Well, actually, my mom inadvertently made me a feminist. It was during the church picnic and I was four. The boys all had their jeans on and I was wearing one of those sun dresses with the scrunchy elastic top that matched what she was wearing. This totally sucked, because it meant that I had to "keep my dress nice" instead of running all over and kicking up dust and acting like a wild yahoo. I argued that it wasn’t fair if the boys got to wear jeans and I didn’t. I cried. I refused to come out of my room until someone showed up with a bunch of dilly bars from Dairy Queen. But all to no avail. I had to wear the dress and behave myself. Fie on that crap.

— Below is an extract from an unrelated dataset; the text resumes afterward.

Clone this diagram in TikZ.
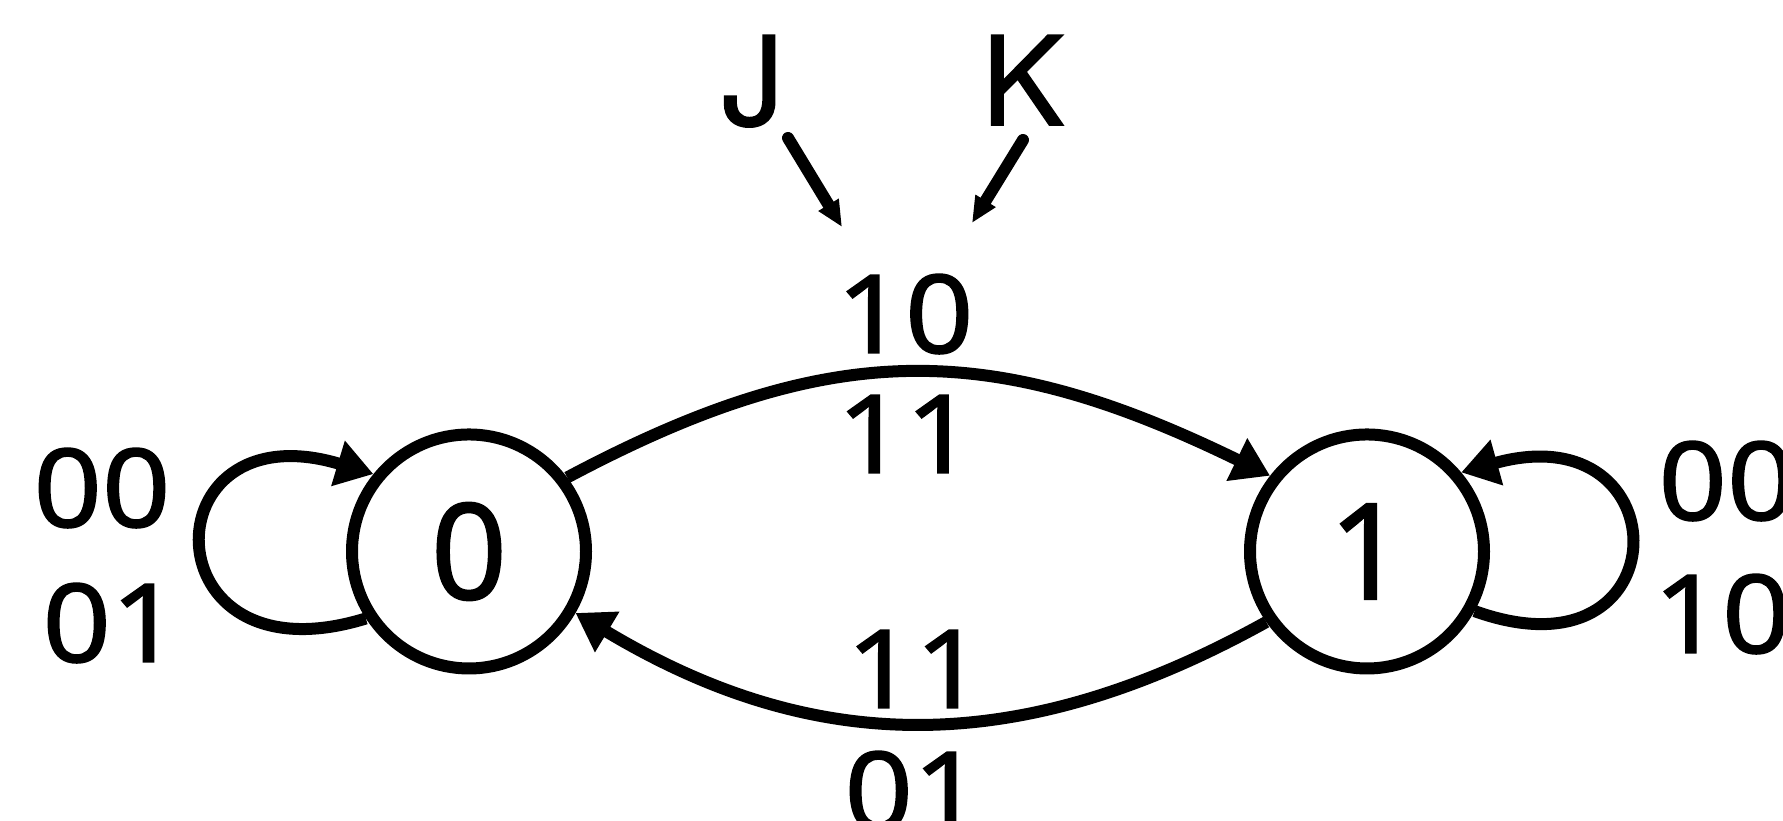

But that just seemed like church stupidity to me. I had no idea how widespread the problem was until I was in third grade and a man came in to talk to us about science and he was telling us about some delicate electronic procedure where they needed a single eyelash to do something. And then he said, "And we never use women’s eyelashes. Can you guess why?"
None of us could. And he said, "Because women wear mascara and the mascara can irreparably damage the equipment."
I raised my hand. I said, "But what if I never wear mascara. Can you use my eyelashes then?"
And he said, "No. Women look pretty. That’s their job. You’ll wear mascara."
God, I should hunt that dude down and punch him in the arm. Then I should ask him to kindly shove his heteronormative head up his sexist pig ass.